Every integer is interesting. "[...] if there exists a non-empty set of uninteresting natural numbers, there would be a smallest uninteresting number – but the smallest uninteresting number is itself interesting because it is the smallest uninteresting number [...]" (https://en.wikipedia.org/wiki/Interesting_number_paradox)


A few days ago, I got to thinking about this. On a theoretical level every integer is interesting due to that, but on a practical level there's not much point calling a number "interesting" if the only property giving it that quality is being the first uninteresting number larger than n-1.
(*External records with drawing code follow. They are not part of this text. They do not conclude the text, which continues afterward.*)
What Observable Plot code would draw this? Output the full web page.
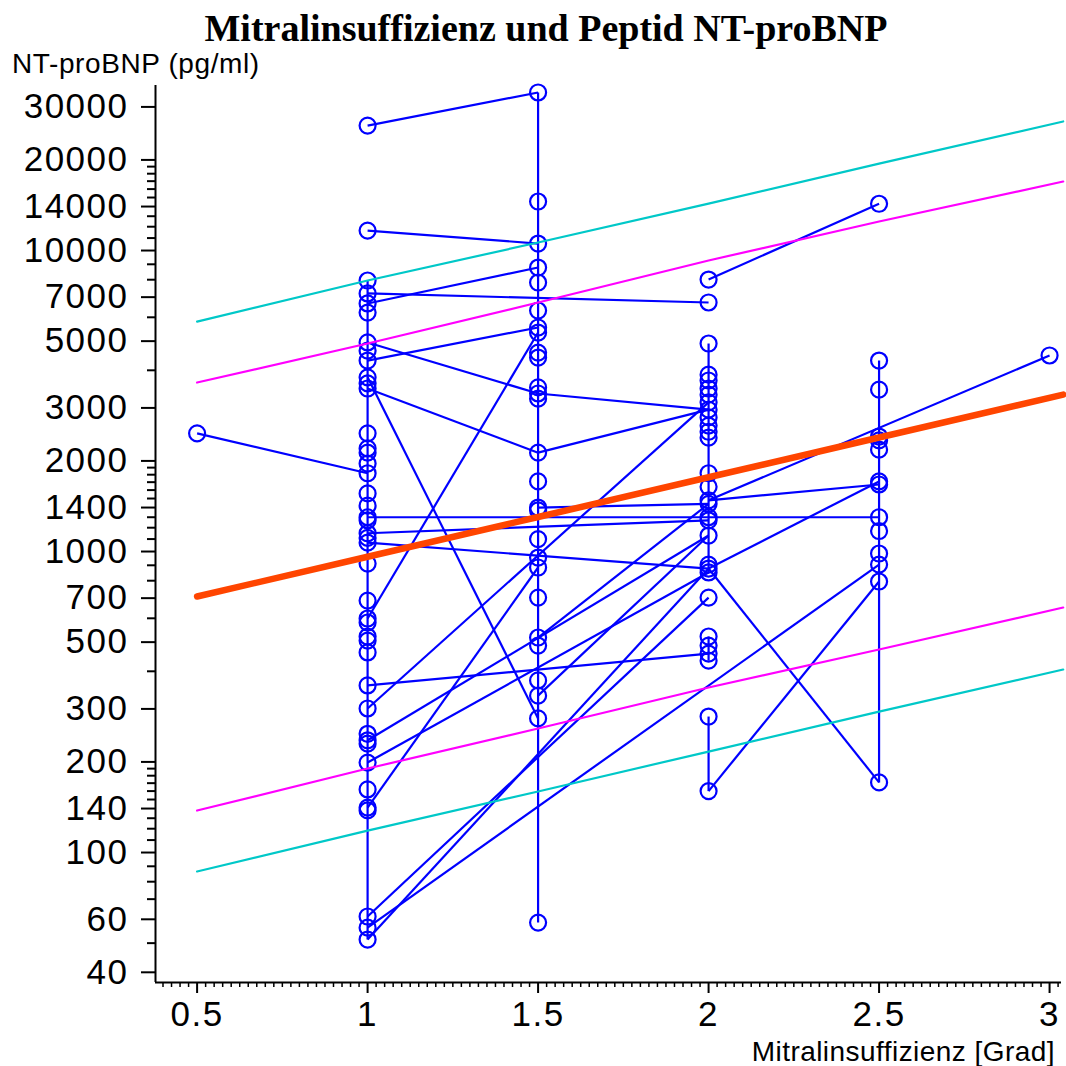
<!DOCTYPE html>
<html>
<head>
<meta charset="utf-8">
<script src="https://cdn.jsdelivr.net/npm/d3@7"></script>
<script src="https://cdn.jsdelivr.net/npm/@observablehq/plot@0.6"></script>
<style>
  html, body { margin: 0; padding: 0; background: #fff; }
  #chart { position: relative; width: 1066px; height: 1066px; font-family: "Liberation Sans", Arial, sans-serif; }
  #chart svg { position: absolute; left: 0; top: 0; }
  #chart svg text { letter-spacing: 1.5px; }
  .lbl { position: absolute; white-space: nowrap; line-height: 1; color: #000; }
  #title { left: 0; width: 1092px; top: 6px; text-align: center; font: bold 38px "Liberation Serif", "Times New Roman", serif; }
  #ylabel { left: 12px; top: 50px; font-size: 28px; letter-spacing: 0.6px; }
  #xlabel { right: 11px; top: 1038px; font-size: 28px; letter-spacing: 0.45px; }
</style>
</head>
<body>
<div id="chart">
  <div class="lbl" id="title">Mitralinsuffizienz und Peptid NT-proBNP</div>
  <div class="lbl" id="ylabel">NT-proBNP (pg/ml)</div>
  <div class="lbl" id="xlabel">Mitralinsuffizienz [Grad]</div>
</div>
<script>
// NT-proBNP (pg/ml) measured at each grade of mitral regurgitation
const ntAt05 = [2470];
const ntAt10 = [26000, 11650, 7950, 7200, 6670, 6220, 4950, 4650, 4310, 3790, 3620, 3480,
  2470, 2200, 2130, 1960, 1820, 1560, 1420, 1300, 1270, 1150, 1110, 1070, 912, 687, 599, 581,
  522, 506, 462, 359, 301, 248, 236, 230, 199, 162, 141, 138, 61.3, 56.3, 51.4];
const ntAt15 = [33500, 14550, 10550, 8780, 7830, 6320, 5550, 5340, 4580, 4410, 3510, 3350, 3220,
  2130, 1710, 1400, 1370, 1100, 955, 885, 703, 518, 487, 373, 332, 279, 58.5];
const ntAt20 = [8010, 6720, 4910, 3870, 3700, 3480, 3320, 3130, 2960, 2790, 2620, 2500, 2390,
  1820, 1640, 1480, 1440, 1300, 1270, 1130, 905, 878, 852, 703, 522, 487, 458, 434, 283, 160];
const ntAt25 = [14300, 4310, 3450, 2410, 2340, 2180, 1710, 1670, 1300, 1170, 985, 905, 795, 171];
const ntAt30 = [4480];

// Follow-up connections: one patient's earlier and later measurement
const fromGrade = [0.5, 1, 1, 1, 1, 1, 1, 1.5, 1, 1.5, 1, 1, 1, 1, 1, 1, 2, 2, 2, 2, 2, 2,
  1, 1, 1, 1, 1, 1, 1.5, 1.5, 1, 1.5, 1, 1.5, 2, 2, 2, 2.5];
const fromValue = [2470, 26000, 11650, 6670, 7200, 4310, 4950, 3350, 3480, 2130, 3790, 599, 301,
  1300, 1150, 1070, 878, 160, 1480, 1480, 878, 8010, 56.3, 61.3, 51.4, 359, 236, 199, 332, 518,
  141, 1400, 7950, 33500, 4910, 522, 283, 4310];
const toGrade = [1, 1.5, 1.5, 1.5, 2, 1.5, 1.5, 2, 1.5, 2, 1.5, 1.5, 2, 2.5, 2, 2, 2.5, 2.5, 3,
  2.5, 2.5, 2.5, 2.5, 2, 2, 2, 2, 2, 2, 2, 1.5, 2, 1, 1.5, 2, 2, 2, 2.5];
const toValue = [1820, 33500, 10550, 8780, 6720, 5550, 3350, 2960, 2130, 2960, 279, 5340, 3130,
  1300, 1270, 878, 171, 795, 4480, 1670, 1710, 14300, 905, 703, 878, 458, 1130, 852, 1130, 1440,
  885, 1440, 51.4, 58.5, 852, 434, 160, 171];

// Regression line with its two prediction bands
const bandGrades = [0.5, 1, 1.5, 2, 2.5, 3.04];
const fitLine   = [709, 961, 1302, 1765, 2392, 3323];
const upperWide = [5808, 7950, 10630, 14320, 19450, 26840];
const upperNarrow = [3643, 4909, 6718, 9265, 12490, 16955];
const lowerNarrow = [137.9, 190.1, 258.2, 353.3, 472.5, 651.6];
const lowerWide = [86.5, 118.3, 159.5, 216.5, 294, 405.5];

// Axis ticks
const xMajor = [0.5, 1, 1.5, 2, 2.5, 3];
const yMajor = [40, 60, 100, 140, 200, 300, 500, 700, 1000, 1400, 2000, 3000, 5000, 7000,
  10000, 14000, 20000, 30000];
const yMinor = [50, 70, 80, 90, 110, 120, 130, 150, 160, 170, 180, 190, 400, 600, 800, 900,
  1100, 1200, 1300, 1500, 1600, 1700, 1800, 1900, 4000, 6000, 8000, 9000, 11000, 12000, 13000,
  15000, 16000, 17000, 18000, 19000];
const xMinor = d3.range(16, 122).map(k => k / 40).filter(v => !xMajor.includes(v));

const xDomain = [0.378, 3.035];
const yDomain = [37, 35340];

const columns = [[0.5, ntAt05], [1, ntAt10], [1.5, ntAt15], [2, ntAt20], [2.5, ntAt25], [3, ntAt30]];
const circles = columns.flatMap(([g, vals]) => vals.map(v => ({grade: g, value: v})));
const links = fromGrade.map((g, i) => ({x1: g, y1: fromValue[i], x2: toGrade[i], y2: toValue[i]}));
const band = (vals) => bandGrades.map((g, i) => ({grade: g, value: vals[i]}));

const BLUE = "#0000ff", CYAN = "#00c8c8", MAGENTA = "#ff00ff", RED = "#ff4500";

const chart = Plot.plot({
  width: 1066,
  height: 1066,
  marginLeft: 155,
  marginRight: 5,
  marginTop: 85,
  marginBottom: 84,
  style: {fontFamily: '"Liberation Sans", Arial, sans-serif', background: "transparent", color: "#000"},
  x: {domain: xDomain},
  y: {type: "log", domain: yDomain},
  marks: [
    Plot.link(links, {x1: "x1", y1: "y1", x2: "x2", y2: "y2", stroke: BLUE, strokeWidth: 2.2}),
    Plot.dot(circles, {x: "grade", y: "value", r: 8, stroke: BLUE, strokeWidth: 2.2, fill: "none"}),
    Plot.line(band(upperWide), {x: "grade", y: "value", stroke: CYAN, strokeWidth: 2.2}),
    Plot.line(band(lowerWide), {x: "grade", y: "value", stroke: CYAN, strokeWidth: 2.2}),
    Plot.line(band(upperNarrow), {x: "grade", y: "value", stroke: MAGENTA, strokeWidth: 2.2}),
    Plot.line(band(lowerNarrow), {x: "grade", y: "value", stroke: MAGENTA, strokeWidth: 2.2}),
    Plot.line(band(fitLine), {x: "grade", y: "value", stroke: RED, strokeWidth: 6.5, strokeLinecap: "round"}),
    Plot.ruleX([xDomain[0]], {stroke: "#000", strokeWidth: 2}),
    Plot.ruleY([yDomain[0]], {stroke: "#000", strokeWidth: 2}),
    Plot.axisY(yMajor, {tickSize: 14, tickPadding: 13, fontSize: 35, tickFormat: d => String(d),
      label: null, stroke: "#000", strokeWidth: 2, fill: "#000"}),
    Plot.axisY(yMinor, {tickSize: 8, tickFormat: () => "", label: null, stroke: "#000", strokeWidth: 2}),
    Plot.axisX(xMajor, {tickSize: 11, tickPadding: 8, fontSize: 35, tickFormat: d => String(d),
      label: null, stroke: "#000", strokeWidth: 2, fill: "#000"}),
    Plot.axisX(xMinor, {tickSize: 5, tickFormat: () => "", label: null, stroke: "#000", strokeWidth: 1.5})
  ]
});
document.getElementById("chart").prepend(chart);
</script>
</body>
</html>
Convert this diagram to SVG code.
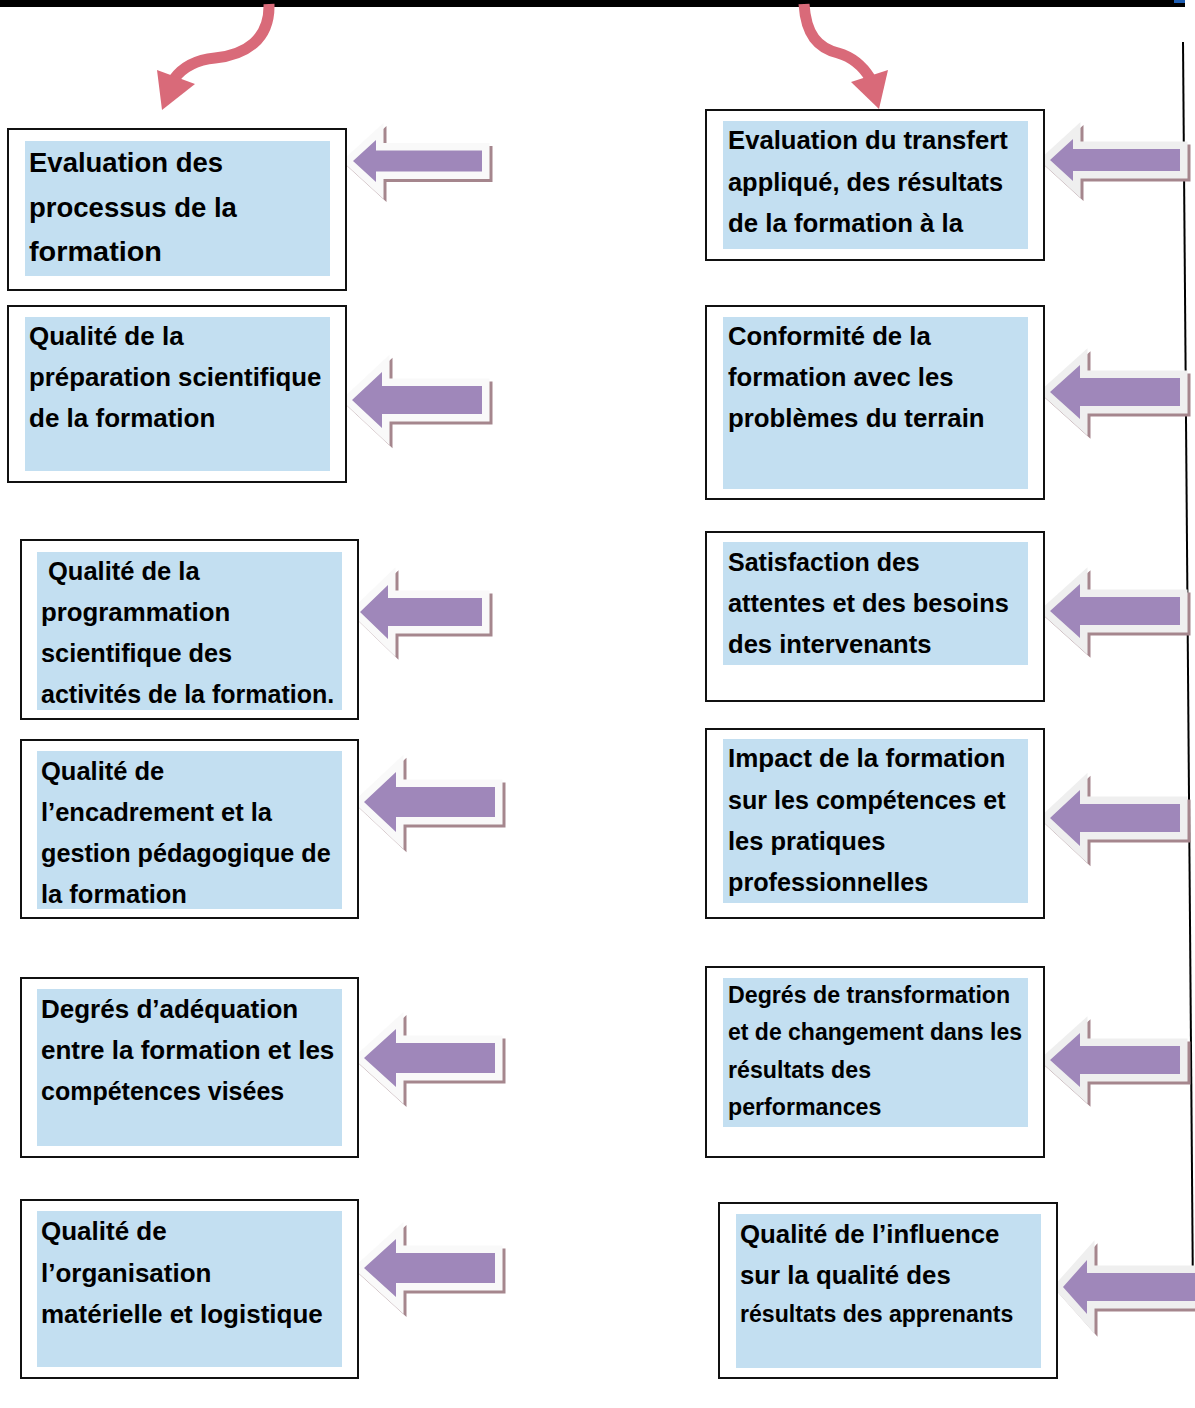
<svg xmlns="http://www.w3.org/2000/svg" width="1195" height="1408" viewBox="0 0 1195 1408" font-size="26">
<style>
.box{fill:#fff;stroke:#111;stroke-width:2}
.in{fill:#c3dff1}
text{font-family:"Liberation Sans",Arial,sans-serif;font-weight:bold;fill:#000}
.ar{fill:#9f87ba;stroke:#f9f9f9;stroke-width:15;stroke-linejoin:miter;paint-order:stroke}
.arr{fill:#9f87ba;stroke:#efefef;stroke-width:15;stroke-linejoin:miter;paint-order:stroke}
.sh{fill:#a5868d;stroke:#a5868d;stroke-width:15;stroke-linejoin:miter}
.red{fill:none;stroke:#d96a79;stroke-width:11}
.redh{fill:#d96a79}
</style>
<rect width="1195" height="1408" fill="#fff"/>
<rect x="0" y="0" width="1185" height="7" fill="#000"/>
<rect x="1174" y="0" width="11" height="3" fill="#1f5fb4"/>
<line x1="1183" y1="42" x2="1193" y2="1300" stroke="#000" stroke-width="2"/>

<g id="connectors">
  <path class="red" d="M269,4 C270,40 245,55 215,58 C195,60 182,68 174,79"/>
  <polygon class="redh" points="157,70 195,84 162,110"/>
  <path class="red" d="M804,4 C806,35 818,48 838,53 C852,57 862,65 870,78"/>
  <polygon class="redh" points="851,82 888,70 879,109"/>

  <g id="arrowA1"><polygon class="sh" transform="translate(3,3)" points="353,161 376,140 376,150.5 482,150.5 482,171.5 376,171.5 376,182"/><polygon class="ar" points="353,161 376,140 376,150.5 482,150.5 482,171.5 376,171.5 376,182"/></g>
  <g id="arrowA2"><polygon class="sh" transform="translate(3,3)" points="352,400 382,372 382,386 482,386 482,414 382,414 382,428"/><polygon class="ar" points="352,400 382,372 382,386 482,386 482,414 382,414 382,428"/></g>
  <g id="arrowA3"><polygon class="sh" transform="translate(3,3)" points="360,612 388,585 388,598 482,598 482,626 388,626 388,639"/><polygon class="ar" points="360,612 388,585 388,598 482,598 482,626 388,626 388,639"/></g>
  <g id="arrowA4"><polygon class="sh" transform="translate(3,3)" points="364,802 396,772 396,787 495,787 495,817 396,817 396,832"/><polygon class="ar" points="364,802 396,772 396,787 495,787 495,817 396,817 396,832"/></g>
  <g id="arrowA5"><polygon class="sh" transform="translate(3,3)" points="364,1058 396,1029 396,1043 495,1043 495,1073 396,1073 396,1087"/><polygon class="ar" points="364,1058 396,1029 396,1043 495,1043 495,1073 396,1073 396,1087"/></g>
  <g id="arrowA6"><polygon class="sh" transform="translate(3,3)" points="364,1268 396,1239 396,1253 495,1253 495,1283 396,1283 396,1297"/><polygon class="ar" points="364,1268 396,1239 396,1253 495,1253 495,1283 396,1283 396,1297"/></g>

  <g id="arrowB1"><polygon class="sh" transform="translate(3,3)" points="1050,160 1073,139 1073,149 1180,149 1180,171 1073,171 1073,181"/><polygon class="arr" points="1050,160 1073,139 1073,149 1180,149 1180,171 1073,171 1073,181"/></g>
  <g id="arrowB2"><polygon class="sh" transform="translate(3,3)" points="1050,392 1080,365 1080,378 1180,378 1180,406 1080,406 1080,419"/><polygon class="arr" points="1050,392 1080,365 1080,378 1180,378 1180,406 1080,406 1080,419"/></g>
  <g id="arrowB3"><polygon class="sh" transform="translate(3,3)" points="1050,611 1080,584 1080,597 1180,597 1180,625 1080,625 1080,638"/><polygon class="arr" points="1050,611 1080,584 1080,597 1180,597 1180,625 1080,625 1080,638"/></g>
  <g id="arrowB4"><polygon class="sh" transform="translate(3,3)" points="1050,818 1080,790 1080,804 1180,804 1180,832 1080,832 1080,846"/><polygon class="arr" points="1050,818 1080,790 1080,804 1180,804 1180,832 1080,832 1080,846"/></g>
  <g id="arrowB5"><polygon class="sh" transform="translate(3,3)" points="1050,1060 1080,1033 1080,1046 1180,1046 1180,1074 1080,1074 1080,1087"/><polygon class="arr" points="1050,1060 1080,1033 1080,1046 1180,1046 1180,1074 1080,1074 1080,1087"/></g>
  <g id="arrowB6"><polygon class="sh" transform="translate(3,3)" points="1063,1287 1087,1260 1087,1273 1205,1273 1205,1301 1087,1301 1087,1314"/><polygon class="arr" points="1063,1287 1087,1260 1087,1273 1205,1273 1205,1301 1087,1301 1087,1314"/></g>
</g>

<g id="L1"><rect class="box" x="8" y="129" width="338" height="161"/><rect class="in" x="25" y="141" width="305" height="135"/>
<text x="29" y="172" font-size="27.5">Evaluation des</text><text x="29" y="217" font-size="27.5">processus de la</text><text x="29" y="261" font-size="27.5" textLength="133" lengthAdjust="spacingAndGlyphs">formation</text></g>
<g id="L2"><rect class="box" x="8" y="306" width="338" height="176"/><rect class="in" x="25" y="317" width="305" height="154"/>
<text x="29" y="345">Qualité de la</text><text x="29" y="386" font-size="25.8">préparation scientifique</text><text x="29" y="427">de la formation</text></g>
<g id="L3"><rect class="box" x="21" y="540" width="337" height="179"/><rect class="in" x="37" y="552" width="305" height="158"/>
<text x="48" y="580" font-size="25.5">Qualité de la</text><text x="41" y="621" font-size="25.8">programmation</text><text x="41" y="662" font-size="25.3">scientifique des</text><text x="41" y="703" font-size="25">activités de la formation.</text></g>
<g id="L4"><rect class="box" x="21" y="740" width="337" height="178"/><rect class="in" x="37" y="751" width="305" height="158"/>
<text x="41" y="780" font-size="25.5">Qualité de</text><text x="41" y="821" font-size="25.5">l’encadrement et la</text><text x="41" y="862" font-size="25.2">gestion pédagogique de</text><text x="41" y="903" font-size="25.5">la formation</text></g>
<g id="L5"><rect class="box" x="21" y="978" width="337" height="179"/><rect class="in" x="37" y="989" width="305" height="157"/>
<text x="41" y="1018">Degrés d’adéquation</text><text x="41" y="1059">entre la formation et les</text><text x="41" y="1100" font-size="25">compétences visées</text></g>
<g id="L6"><rect class="box" x="21" y="1200" width="337" height="178"/><rect class="in" x="37" y="1211" width="305" height="156"/>
<text x="41" y="1240">Qualité de</text><text x="41" y="1282">l’organisation</text><text x="41" y="1323">matérielle et logistique</text></g>

<g id="R1"><rect class="box" x="706" y="110" width="338" height="150"/><rect class="in" x="723" y="121" width="305" height="128"/>
<text x="728" y="149" font-size="25.7">Evaluation du transfert</text><text x="728" y="191" font-size="25.4">appliqué, des résultats</text><text x="728" y="232" font-size="25.8">de la formation à la</text></g>
<g id="R2"><rect class="box" x="706" y="306" width="338" height="193"/><rect class="in" x="723" y="317" width="305" height="172"/>
<text x="728" y="345" font-size="25.7">Conformité de la</text><text x="728" y="386" font-size="25.7">formation avec les</text><text x="728" y="427" font-size="25.8">problèmes du terrain</text></g>
<g id="R3"><rect class="box" x="706" y="532" width="338" height="169"/><rect class="in" x="723" y="542" width="305" height="123"/>
<text x="728" y="571" font-size="25">Satisfaction des</text><text x="728" y="612" font-size="25.4">attentes et des besoins</text><text x="728" y="653" font-size="25.6">des intervenants</text></g>
<g id="R4"><rect class="box" x="706" y="729" width="338" height="189"/><rect class="in" x="723" y="739" width="305" height="164"/>
<text x="728" y="767" font-size="26">Impact de la formation</text><text x="728" y="809" font-size="25.1">sur les compétences et</text><text x="728" y="850" font-size="25.5">les pratiques</text><text x="728" y="891" font-size="25.2">professionnelles</text></g>
<g id="R5"><rect class="box" x="706" y="967" width="338" height="190"/><rect class="in" x="723" y="978" width="305" height="149"/>
<text x="728" y="1003" font-size="23.2">Degrés de transformation</text><text x="728" y="1040" font-size="23">et de changement dans les</text><text x="728" y="1078" font-size="23.2">résultats des</text><text x="728" y="1115" font-size="23.2">performances</text></g>
<g id="R6"><rect class="box" x="719" y="1203" width="338" height="175"/><rect class="in" x="736" y="1214" width="305" height="154"/>
<text x="740" y="1243" font-size="25.8">Qualité de l’influence</text><text x="740" y="1284" font-size="25.8">sur la qualité des</text><text x="740" y="1322" font-size="23.1">résultats des apprenants</text></g>
</svg>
One way of checking what makes a number interesting is seeing what sequences it is in in the OEIS[1]. Interesting properties (squares, primes, palindromes, friendly numbers, etc) all have the first hundred or so numbers with those properties in a list. So I downloaded the dataset of all sequences from OEIS, and iterated through all integers to find the first one that is not in any sequence in the OEIS.

So, I present the smallest uninteresting number: 20,067. Every number before it is in at least one of the sequences - for example, 20,066 is 'a partial sum for a coordination sequence for the "pcu-i" 3D uniform tiling'. It is the first number that has no interesting properties other than trivial ones (like being a multiple of 3). It is the first uninteresting number, but one could say that makes it meta-interesting rather than being interesting in and of itself.

[1] https://oeis.org/

Edit: and after doing all that work I saw that someone else has already done so and put it in the wikipedia article. Oh well, at least I learned about set processing in Python.